Kosovo has been administered as a UN protectorate since June 1999, when a 78-day Nato bombing campaign brought an end to the ethnocidal rampages of former Serb president Slobodan Milosevic’s soldiers and policemen.

Up to 11,000 people, mainly ethnic Albanians, were killed and some 3,000 are still registered as missing.

Since 1999, hundreds of Serbs and other ethnic minorities have been killed or attacked in a campaign of reverse ethnic cleansing carried out by extremist Albanians.

A succession of UN proconsuls and tens of thousands of Nato troops have administered and controlled the tiny chaotic aspirant statelet, a third of the size of Wales, stuck in between Albania, Serbia and Macedonia.

UN Security Council Resolution 1244, which mandated the entry of Nato and the UN after the Serbs were forced out in June 1999, decrees that the province still remains part of Serbia and Montenegro.

Kosovo has thus been in political limbo since 1999, and the standards issue is the one which will break the deadlock and should lead to its hoped-for independence.

It has motivated Albanians like Avni Arifi who are at the vanguard of Kosovo’s striving for self-determination.

Last week a new prime minister, Bajram Kosumi, was appointed.

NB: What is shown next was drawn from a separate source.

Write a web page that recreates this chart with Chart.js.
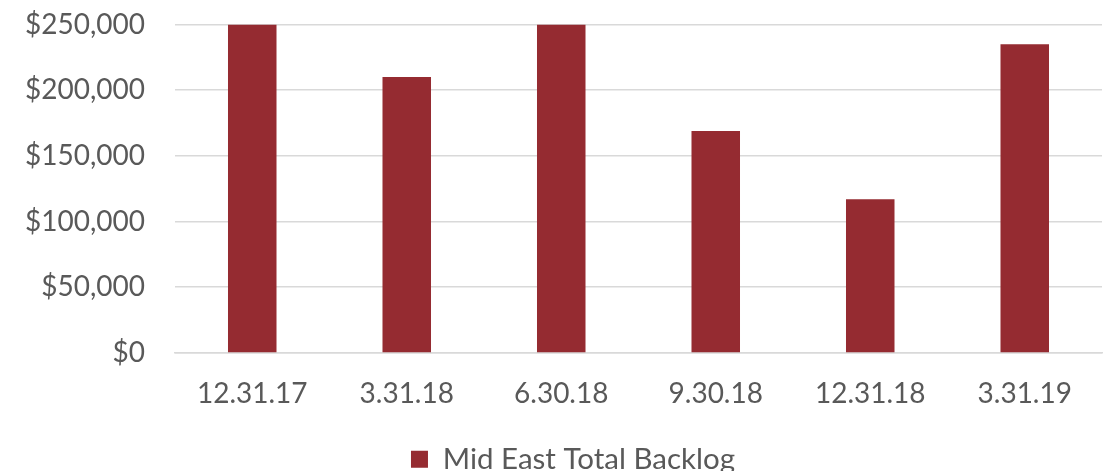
<!DOCTYPE html>
<html lang="en">
<head>
    <meta charset="UTF-8">
    <title>Mid East Total Backlog</title>
    <script src="https://cdn.jsdelivr.net/npm/chart.js@4.4.1/dist/chart.umd.min.js"></script>
    <style>
        body {
            margin: 0;
            background: #fff;
        }
        #chartBox {
            width: 1104px;
            height: 471px;
        }
    </style>
</head>
<body>
    <div id="chartBox">
        <canvas id="backlogChart" width="1104" height="471"></canvas>
    </div>

    <script>
        const quarters = ['12.31.17', '3.31.18', '6.30.18', '9.30.18', '12.31.18', '3.31.19'];
        const backlog = [250000, 210000, 250000, 169000, 117000, 235000];
        const seriesName = 'Mid East Total Backlog';

        const barColor = '#952B31';
        const textColor = '#595959';
        const gridColor = '#D9D9D9';
        const fontFamily = 'Lato, "Open Sans", sans-serif';

        function money(v) {
            return '$' + v.toLocaleString('en-US');
        }

        // nudge the legend a little right of the canvas centre
        const legendShift = {
            id: 'legendShift',
            afterLayout(chart) {
                chart.legend.left += 22;
                chart.legend.right += 22;
            }
        };

        const ctx = document.getElementById('backlogChart').getContext('2d');
        new Chart(ctx, {
            type: 'bar',
            data: {
                labels: quarters,
                datasets: [{
                    label: seriesName,
                    data: backlog,
                    backgroundColor: barColor,
                    borderWidth: 0,
                    categoryPercentage: 1,
                    barPercentage: 0.314
                }]
            },
            options: {
                responsive: false,
                animation: false,
                layout: {
                    padding: { top: 24.5, right: 2, bottom: -13, left: 0 }
                },
                plugins: {
                    tooltip: { enabled: false },
                    legend: {
                        position: 'bottom',
                        labels: {
                            boxWidth: 17,
                            boxHeight: 17,
                            padding: 10,
                            color: textColor,
                            font: { family: fontFamily, size: 29.5 }
                        }
                    }
                },
                scales: {
                    x: {
                        grid: { display: false, drawTicks: false },
                        border: { color: gridColor, width: 1.5 },
                        ticks: {
                            color: textColor,
                            padding: 24,
                            font: { family: fontFamily, size: 28 }
                        }
                    },
                    y: {
                        min: 0,
                        max: 250000,
                        afterFit: (scale) => { scale.width = 175; },
                        border: { display: false },
                        // invisible tick marks keep the labels away from the plot
                        grid: {
                            color: gridColor,
                            lineWidth: 1.5,
                            drawTicks: true,
                            tickLength: 30,
                            tickColor: 'rgba(0,0,0,0)'
                        },
                        ticks: {
                            stepSize: 50000,
                            color: textColor,
                            padding: 0,
                            font: { family: fontFamily, size: 28 },
                            callback: (v) => money(v)
                        }
                    }
                }
            },
            plugins: [legendShift]
        });
    </script>
</body>
</html>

He replaced Ramush Haradinaj, a colourful and charismatic ethnic Albanian politician who had been a rebel commander in the guerrilla Kosovo Liberation Army in the fight against the Serbs in 1998-1999.

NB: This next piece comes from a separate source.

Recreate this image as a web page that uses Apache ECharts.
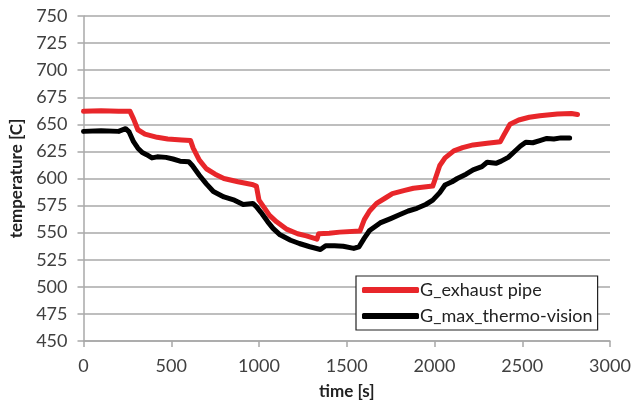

Haradinaj was considered a war hero by many Albanians, but his alleged behaviour during the war against a variety of Serbs, Albanians and gypsies led to him being indicted by the International Criminal Tribunal for the former Yugoslavia, based in The Hague.

Haradinaj gave himself up to the Tribunal earlier this month, and much to the relief of Nato and the UN, an expected violent reaction to his departure did not materialise.

"There are grounds for optimism as we move forward," said Soren Jessen-Petersen, Kosovo’s no-nonsense and popular UN proconsul, last week.

Addressing the North Atlantic Council, Nato’s governing body, in Brussels, Jessen-Petersen stressed the fragility of the situation in Kosovo as it teeters its way towards self-determination.

"A series of security incidents highlights the essential volatility of the situation in Kosovo, and the readiness to resort to violence by those still blocking progress."

This resorting to violence was illustrated in typically direct form on the streets of Pristina early on the morning of March 15, when a roadside bomb exploded next to a motorcade carrying Kosovo’s president, Ibrahim Rugova.

The president was not hurt, but the incident illustrated the ease with which those intent on destabilising Kosovo could do so.

However optimistic officials like Avni Arifi are, other obstacles stand in the way of Kosovo’s bid for statehood.

The UN’s Jessen-Petersen says that "standards implementation is proceeding by and large without delay", but many problems remain to be dealt with. He cites "economic stagnation and rampant unemployment" as threats to political stability.

Although Jessen-Petersen is popular with the Kosovo Albanian population, the UN Mission in Kosovo, also known as UNMIK, is not. It is blamed for the province’s unresolved political situation and is seen as corrupt. In reality, however, UNMIK is no more or less effective, slothful or overly bureaucratic than any other UN mission over the last 10 years.

KOSUMI'S PLEDGE

HOPES for the future of Kosovo now rest with a former student activist who was installed as prime minister last week.

Bajram Kosumi, pictured left, was sworn in as head of Kosovo’s interim government, hoping to realise a lifetime dream by leading the province to independence.

The mainly ethnic Albanian parliament of the United Nations-administered province approved Kosumi and his new cabinet by 71 votes to 36.

Kosumi succeeds Ramush Haradinaj, 36, the former Kosovo Liberation Army (KLA) commander who resigned earlier this month to answer charges of war crimes at the Hague tribunal.

The government is the first since the war of 1998-99 to have no ex-guerrillas as members. Kosumi was once sentenced to 15 years in prison for organising ethnic Albanian protests over Serb rule in 1981.

Considered a moderate among Kosovo politicians, Kosumi has, in his own words, "invested my past 26 years in the creation of the state of Kosovo". He pledged recently: "We are going to achieve independence sooner than anyone else could."